Democrats continued their fight today against the October special election Governor Christie ordered to fill the late Frank Lautenberg’s U.S. Senate seat. One bill that passed a Senate committee and the full Assembly would combine the general and special elections, moving the general from Nov. 5 to Oct. 16. Another, somewhat contradictory bill, would allow New Jerseyans to cast their general election ballot when they vote in the special election. That legislation also passed the full Assembly and the Senate Budget Committee. The two bills passed mostly along party lines, with Democrats in favor and Republican against. Democrats said the legislation would make it easier for voters to participate in both elections, while Republicans argued the proposals were unnecessary.
Christie, a Republican, called a special election for October to fill Lautenberg’s seat after the five-term Democrat died earlier this month. In the interim, Christie appointed Jeffrey Chiesa, who previously served as the state attorney general, to fill the seat.

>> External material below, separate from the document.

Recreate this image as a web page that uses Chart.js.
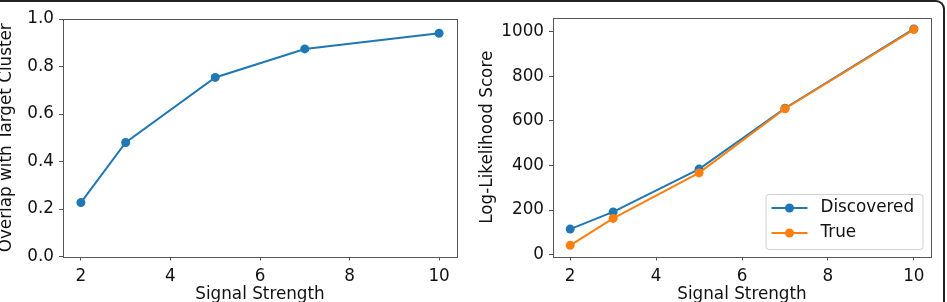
<!DOCTYPE html>
<html>
<head>
<meta charset="utf-8">
<script src="https://cdn.jsdelivr.net/npm/chart.js@4"></script>
<style>
  html, body { margin: 0; padding: 0; background: #fff; }
  body { width: 947px; height: 302px; overflow: hidden; position: relative; }
  canvas { position: absolute; top: 0; }
  #frame {
    position: absolute; left: -10px; top: 0; width: 955px; height: 400px;
    box-sizing: border-box; border-top: 2px solid #222; border-right: 2px solid #222;
    border-top-right-radius: 9px;
  }
</style>
</head>
<body>
<div id="frame"></div>
<canvas id="overlapChart" width="470" height="302" style="left:0"></canvas>
<canvas id="scoreChart" width="477" height="302" style="left:470px"></canvas>
<script>
const signal = [2, 3, 5, 7, 10];
const overlap = [0.227, 0.48, 0.754, 0.874, 0.94];
const discovered = [115, 192, 384, 657, 1013];
const trueScore = [42, 163, 367, 655, 1010];

const xTicks = [2, 4, 6, 8, 10];
const overlapTicks = [0, 0.2, 0.4, 0.6, 0.8, 1.0];
const scoreTicks = [0, 200, 400, 600, 800, 1000];

const BLUE = '#1f77b4';
const ORANGE = '#ff7f0e';
const FONT = { family: 'DejaVu Sans', size: 16.8 };
const INK = '#111';
const SPINE = '#555';

const toPoints = ys => signal.map((x, i) => ({ x: x, y: ys[i] }));

// matplotlib style box around the plotting area
const spines = {
    id: 'spines',
    afterDraw(chart) {
        const a = chart.chartArea;
        const ctx = chart.ctx;
        ctx.save();
        ctx.strokeStyle = SPINE;
        ctx.lineWidth = 1;
        ctx.strokeRect(Math.round(a.left) + 0.5, Math.round(a.top) + 0.5,
            Math.round(a.right - a.left), Math.round(a.bottom - a.top));
        ctx.restore();
    }
};

// legend in lower right corner, inside the axes
const innerLegend = {
    id: 'innerLegend',
    afterDraw(chart) {
        const a = chart.chartArea;
        const ctx = chart.ctx;
        const w = 157, h = 55;
        const x0 = a.right - 8.5 - w, y0 = a.bottom - 7.5 - h;
        ctx.save();
        ctx.beginPath();
        ctx.roundRect(x0 + 0.5, y0 + 0.5, w, h, 3);
        ctx.fillStyle = 'rgba(255,255,255,0.8)';
        ctx.fill();
        ctx.strokeStyle = '#d0d0d0';
        ctx.lineWidth = 1;
        ctx.stroke();
        ctx.font = FONT.size + 'px "' + FONT.family + '"';
        ctx.textBaseline = 'middle';
        chart.data.datasets.forEach((ds, i) => {
            const y = y0 + 14 + i * 25;
            ctx.strokeStyle = ds.borderColor;
            ctx.lineWidth = 2;
            ctx.beginPath();
            ctx.moveTo(x0 + 6, y);
            ctx.lineTo(x0 + 42, y);
            ctx.stroke();
            ctx.fillStyle = ds.backgroundColor;
            ctx.beginPath();
            ctx.arc(x0 + 24, y, 4.5, 0, Math.PI * 2);
            ctx.fill();
            ctx.fillStyle = INK;
            ctx.fillText(ds.label, x0 + 55, y);
        });
        ctx.restore();
    }
};

function xScale() {
    return {
        type: 'linear',
        min: 1.6,
        max: 10.4,
        afterBuildTicks: s => { s.ticks = xTicks.map(v => ({ value: v })); },
        afterFit: s => { s.height = 45.5; },
        grid: { drawOnChartArea: false, drawTicks: true, tickLength: 4, color: SPINE },
        border: { display: false },
        ticks: { font: FONT, color: INK, padding: 6, autoSkip: false, maxRotation: 0 },
        title: { display: true, text: 'Signal Strength', font: FONT, color: INK, padding: { top: 0, bottom: -3 } }
    };
}

function yScale(min, max, ticks, fmt, width, title, titlePad) {
    return {
        type: 'linear',
        min: min,
        max: max,
        afterBuildTicks: s => { s.ticks = ticks.map(v => ({ value: v })); },
        afterFit: s => { s.width = width; },
        grid: { drawOnChartArea: false, drawTicks: true, tickLength: 4, color: SPINE },
        border: { display: false },
        ticks: { font: FONT, color: INK, padding: 5, autoSkip: false, callback: fmt },
        title: { display: true, text: title, font: FONT, color: INK, padding: { top: titlePad, bottom: 0 } }
    };
}

function lineSet(label, ys, color, order) {
    return {
        label: label,
        data: toPoints(ys),
        borderColor: color,
        backgroundColor: color,
        borderWidth: 2,
        pointRadius: 4.5,
        pointBorderWidth: 0,
        pointHoverRadius: 4.5,
        tension: 0,
        order: order
    };
}

const common = {
    responsive: false,
    animation: false,
    events: [],
    plugins: { legend: { display: false }, tooltip: { enabled: false } }
};

new Chart(document.getElementById('overlapChart').getContext('2d'), {
    type: 'line',
    data: { datasets: [lineSet('Overlap', overlap, BLUE, 0)] },
    options: Object.assign({}, common, {
        layout: { padding: { left: 0, top: 19, right: 13, bottom: 0 } },
        scales: {
            x: xScale(),
            y: yScale(0, 1, overlapTicks, v => v.toFixed(1), 63, 'Overlap with Target Cluster', -3)
        }
    }),
    plugins: [spines]
});

new Chart(document.getElementById('scoreChart').getContext('2d'), {
    type: 'line',
    data: {
        datasets: [
            lineSet('Discovered', discovered, BLUE, 1),
            lineSet('True', trueScore, ORANGE, 0)
        ]
    },
    options: Object.assign({}, common, {
        layout: { padding: { left: 0, top: 18, right: 16, bottom: 0 } },
        scales: {
            x: xScale(),
            y: yScale(-8, 1062, scoreTicks, v => String(v), 83, 'Log-Likelihood Score', 8)
        }
    }),
    plugins: [spines, innerLegend]
});
</script>
</body>
</html>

The special election has drawn the ire of Democrats, who say that holding two elections so close together will decrease voter turnout. They were also hoping that a popular Senate candidate on the top of the Democrats’ ticket on the general election ballot could help them in the gubernatorial and legislative races.
Christie says he is trying to give the voters an elected representative as soon as possible.
The October election will cost $12 million, according to the non-partisan Office of Legislative Services – a price that Democrats have also objected to.
“By combining these two elections, we’ll eliminate the need for duplication of services,” said Assemblyman Reed Gusciora, D-Mercer. “I think we should all join in in saving the estimated $12 million.”